Digitizing sponsorThe Goldman Family & Martin J. Brown
A parable about the consequences of being a bystander to evil, from a disturbing poem by Maurice Ogden, read by Herschel Bernardi. Shadows and shifting geometric planes lend a Chirico-like quality to Julian's animation. Great musical score by Serge Hovey.
About the film, Steve Goldman writes: "Les Goldman was my father. Creating this film was one of the most important accomplishments of his life. He was inspired to make this film after hearing the poem 'Hangman' read on Pacifica Radio in Los Angeles by Les Claypool. My father almost single-handedly raised the money to make the film, with $100 and $200 donations from friends and associates. Paul Julian, Serge Hovey, and Herschel Bernardi were friends and colleagues of my father. He elicited their help in making the film. Though the poem on which the film is based has Holocaust parallels, the poet, Maurice Ogden, was actually writing about America during the McCarthy era. Ogden was an actor and writer who was denied work and persecuted by the House Un-American Activities Committee during the 1950's and early 60's for allegedly having been a member of the Communist Party many years earlier."
Conceived and produced by Les Goldman
Directed by Paul Julian and Les Goldman
Design and color by Paul Julian
August 18, 2010 Subject:
Martin Niemöller by any other name
First they came for the Communists,
and I didn’t speak up,
because I wasn’t a Communist.
Then they came for the Jews,
and I didn’t speak up,
because I wasn’t a Jew.
Then they came for the Catholics,
and I didn’t speak up,
because I was a Protestant.
Then they came for me,
and by that time there was no one
left to speak up for me.
July 23, 2010 Subject:
The Hangman and "The State"
Taxes? Is this the message that a reviewer would like us to believe that Ogden's poem and this animation addresses? How sad. This is exactly the kind of reasoning that this film warns us against.
Ogden makes it clear with the first line,"Into our town the Hangman came...", that the Hangman is not a citizen of this town. The film goes on to depict the shadow of the Hangman's gallows falling on the courthouse to convey a metaphorical message that lawful government is being eclipsed by fear and force. The idea that Ogden is suggesting that the state is oppressing it's citizens just isn't valid.

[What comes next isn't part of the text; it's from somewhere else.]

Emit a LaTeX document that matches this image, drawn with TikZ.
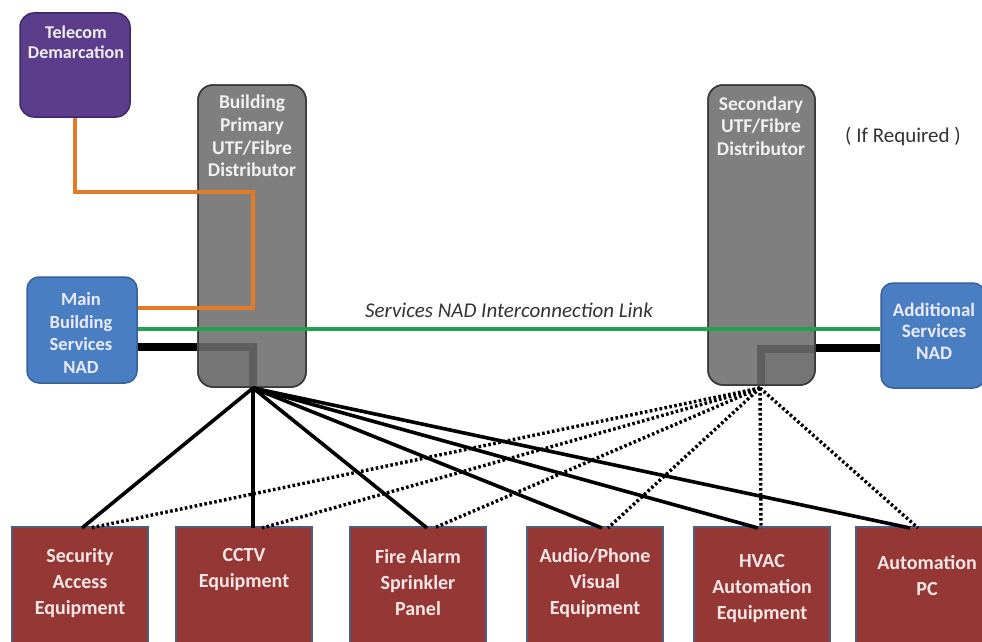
\documentclass[tikz,border=0pt]{standalone}
\usepackage{fontspec}
\setmainfont{Carlito}
\definecolor{purpfill}{HTML}{5C3D8B}
\definecolor{purpdraw}{HTML}{3E2866}
\definecolor{grayfill}{HTML}{7F7F7F}
\definecolor{graydraw}{HTML}{3A3A3A}
\definecolor{grayinner}{HTML}{757575}
\definecolor{grayband}{HTML}{5E5E5E}
\definecolor{bluefill}{HTML}{4A7EC2}
\definecolor{bluedraw}{HTML}{36609A}
\definecolor{redfill}{HTML}{953735}
\definecolor{reddraw}{HTML}{4D5E80}
\definecolor{orangeline}{HTML}{E47A25}
\definecolor{greenline}{HTML}{22A04E}
\definecolor{labeltext}{HTML}{333333}
\definecolor{boxtext}{HTML}{F6E6E6}
\begin{document}
\begin{tikzpicture}[x=1pt,y=-1pt,
  purpbox/.style={draw=purpdraw, line width=1.5pt, fill=purpfill, rounded corners=14pt, inner sep=0pt},
  graybox/.style={draw=graydraw, line width=1.5pt, fill=grayfill, rounded corners=15pt, inner sep=0pt},
  bluebox/.style={draw=bluedraw, line width=1.5pt, fill=bluefill, rounded corners=12pt, inner sep=0pt},
  redbox/.style={draw=reddraw, line width=1.5pt, fill=redfill, inner sep=0pt, minimum width=136pt, minimum height=140pt},
  toptext/.style={align=center, inner sep=0pt, text=white!88!gray, font=\bfseries\fontsize{18}{20}\selectfont},
  distext/.style={align=center, inner sep=0pt, text=white!88!gray, font=\bfseries\fontsize{19.5}{22.7}\selectfont},
  nadtext/.style={align=center, inner sep=0pt, text=white!92!blue, font=\bfseries\fontsize{18.5}{22.5}\selectfont},
  redtext/.style={align=center, inner sep=0pt, text=boxtext, font=\bfseries\fontsize{20}{26}\selectfont},
  solidlink/.style={line width=3.6pt, black},
  dottedlink/.style={line width=3.4pt, black, dash pattern=on 2.6pt off 2.4pt},
  orangelink/.style={line width=4pt, orangeline},
  greenlink/.style={line width=4pt, greenline},
  blacklink/.style={line width=7.5pt, black}
]
\useasboundingbox (0,0) rectangle (982,642);
\clip (0,0) rectangle (982,642);

% boxes
\node[purpbox, minimum width=110pt, minimum height=104pt] (tel) at (75,65) {};
\node[toptext] at (76,42) {Telecom\\Demarcation};

\node[graybox, minimum width=108pt, minimum height=302pt] (pd) at (252,236) {};
\node[graybox, minimum width=107pt, minimum height=300pt] (sd) at (761.5,235) {};

% darker inner port areas
\begin{scope}
  \clip[rounded corners=15pt] (198.8,85.8) rectangle (305.2,386.2);
  \fill[grayinner] (200,343) rectangle (257,387);
  \draw[grayband, line width=8pt] (199,347) -- (253,347) -- (253,388);
\end{scope}
\begin{scope}
  \clip[rounded corners=15pt] (708.8,85.8) rectangle (814.2,384.2);
  \fill[grayinner] (757,345) rectangle (815,386);
  \draw[grayband, line width=8pt] (761,349) -- (814,349);
  \draw[grayband, line width=8pt] (761,345) -- (761,386);
\end{scope}
\node[graybox, draw=graydraw, fill=none, minimum width=108pt, minimum height=302pt] at (252,236) {};
\node[graybox, draw=graydraw, fill=none, minimum width=107pt, minimum height=300pt] at (761.5,235) {};

\node[distext] at (252,136) {Building\\Primary\\UTF/Fibre\\Distributor};
\node[distext] at (761,126) {Secondary\\UTF/Fibre\\Distributor};
\node[text=labeltext, inner sep=0pt, font=\fontsize{21}{24}\selectfont] (ifr) at (903,137) {( If Required )};

\node[bluebox, minimum width=110pt, minimum height=106pt] (mnad) at (82,330) {};
\node[nadtext] at (81,333) {Main\\Building\\Services\\NAD};
\node[bluebox, minimum width=104pt, minimum height=105pt] (anad) at (933,335.5) {};
\node[nadtext, font=\bfseries\fontsize{19}{21.5}\selectfont] at (934,331) {Additional\\Services\\NAD};

% links between top components
\coordinate (o1) at (253,192);
\coordinate (o2) at (253,308);
\draw[orangelink, line join=miter] (tel.south) |- (o1) -- (o2) -- (o2 -| mnad.east);
\coordinate (gy) at (500,329);
\draw[greenlink] (gy -| mnad.east) -- (gy -| anad.west);
\coordinate (by) at (500,347);
\draw[blacklink] (by -| mnad.east) -- (by -| pd.west);
\coordinate (by2) at (500,348);
\draw[blacklink] (by2 -| sd.east) -- (by2 -| anad.west);

\node[text=labeltext, inner sep=0pt, font=\itshape\fontsize{21}{24}\selectfont] (lnk) at (509,310) {Services NAD Interconnection Link};

% equipment boxes
\node[redbox] (sec) at (80,597) {};
\node[redtext] at (80,583) {Security\\Access\\Equipment};
\node[redbox] (cctv) at (244,597) {};
\node[redtext] at (244,570) {CCTV\\Equipment};
\node[redbox] (fire) at (418,597) {};
\node[redtext] at (418,583) {Fire Alarm\\Sprinkler\\Panel};
\node[redbox] (av) at (595,597) {};
\node[redtext] at (595,583) {Audio/Phone\\Visual\\Equipment};
\node[redbox] (hvac) at (762,597) {};
\node[redtext] at (762,589) {HVAC\\Automation\\Equipment};
\node[redbox] (pc) at (924,597) {};
\node[redtext] at (927,576) {Automation\\PC};

% hubs
\coordinate (hubA) at (253,388);
\coordinate (hubB) at (760,388);

% attachment points
\coordinate (sA) at (82,528);
\coordinate (cA) at (253,528);
\coordinate (fA) at (427,528);
\coordinate (aA) at (602,528);
\coordinate (hA) at (758,528);
\coordinate (pA) at (910,528);
\coordinate (sB) at (90,528);
\coordinate (cB) at (262,528);
\coordinate (fB) at (434,528);
\coordinate (aB) at (608,528);
\coordinate (hB) at (761,528);
\coordinate (pB) at (918,528);

\foreach \t in {sB,cB,fB,aB,hB,pB} \draw[dottedlink] (hubB) -- (\t);
\foreach \t in {sA,cA,fA,aA,hA,pA} \draw[solidlink] (hubA) -- (\t);
\end{tikzpicture}
\end{document}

Besides, taxes are determined by elected officials who work in exactly the type of building on which the shadow of the Hangman's gallows falls, so in fact, the opposite point can easily be made - lawful governance is actually the first victim of the Hangman when no one forces him to leave the courthouse lawn. After all, no one elected the Hangman to his job, but the citizens let him intimidate them into not voting to stop him.

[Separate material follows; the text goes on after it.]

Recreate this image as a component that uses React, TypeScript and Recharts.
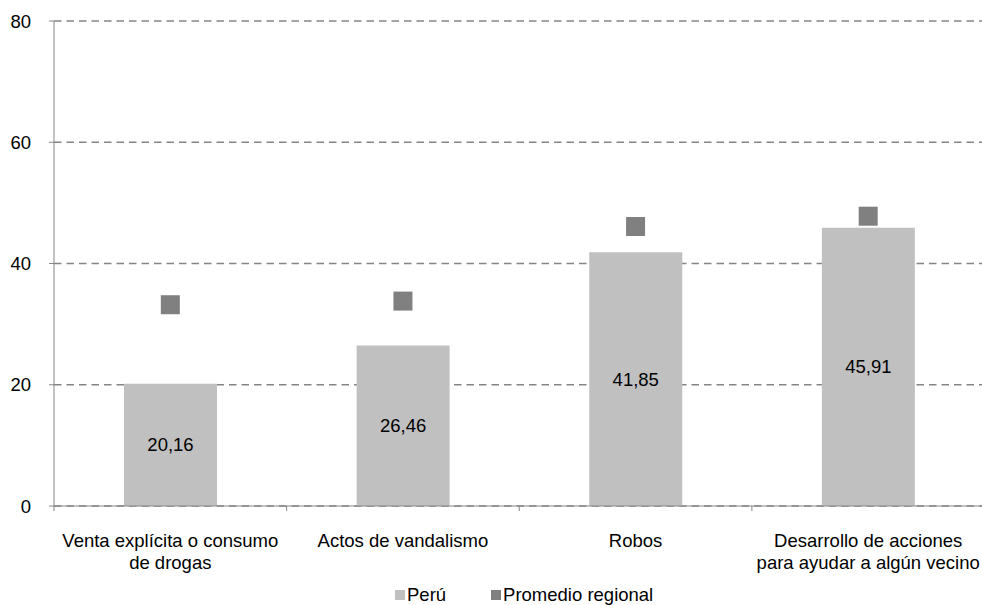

The lesson I draw from "The Hangman" is to speak up and not give in to forces that coerce citizens to surrender their right to democratically police the group to which they belong. Ironically, a reviewer's attempt to diminish the power of that message by distorting it to serve instead a less democratic interpretation is behavior more suited to the Hangman himself. The only greater irony would be if none of rest of us who found such an interpretation to be cynical bothered to say so.
BTW, excellent film.
March 9, 2009 Subject:
Response to Hangman (1964)
This is quite an unusual piece of work that I find very interesting. This short work of cut-scene animation; accompanied by music that fits the theme of the story is very artistic and unique. The Hangman is undoubtedly a great piece of poetry. A poem drafted into a short film that expresses the disturbing and disgusting side of man's nature - distorting Justice and certainly portrays how other human beings "feed other humans" through a "death machine". And often times, minorities of a particular community find themselves the scapegoats of the society's wrath and its urge to fulfill its vindictive desires. This piece of work is very insightful and a lesson that portrays the cruel side of humanity.
January 10, 2009 Subject:
Not Just Death
This isn't about loving to feed others to a death machine, or even intrinsically about death machines. It's about acquiescence to the state when it begins to oppress others, in the hope that it will leave the acquiescent alone.
If the poem/movie were about capital punishment, then the first person killed would have done something that is generally agreed to be wrong. But what the Hangman does is go after classes of people, each of whom (until the very last) is not in the majority -- aliens, Jews, blacks, lenders.
The democratic majority can always persuade themselves that it's just others who are hanged in this order. Were it not hanging but imprisonment, military service, confiscations of property (fines, imminent domain seizures, taxes) the principle would be the same.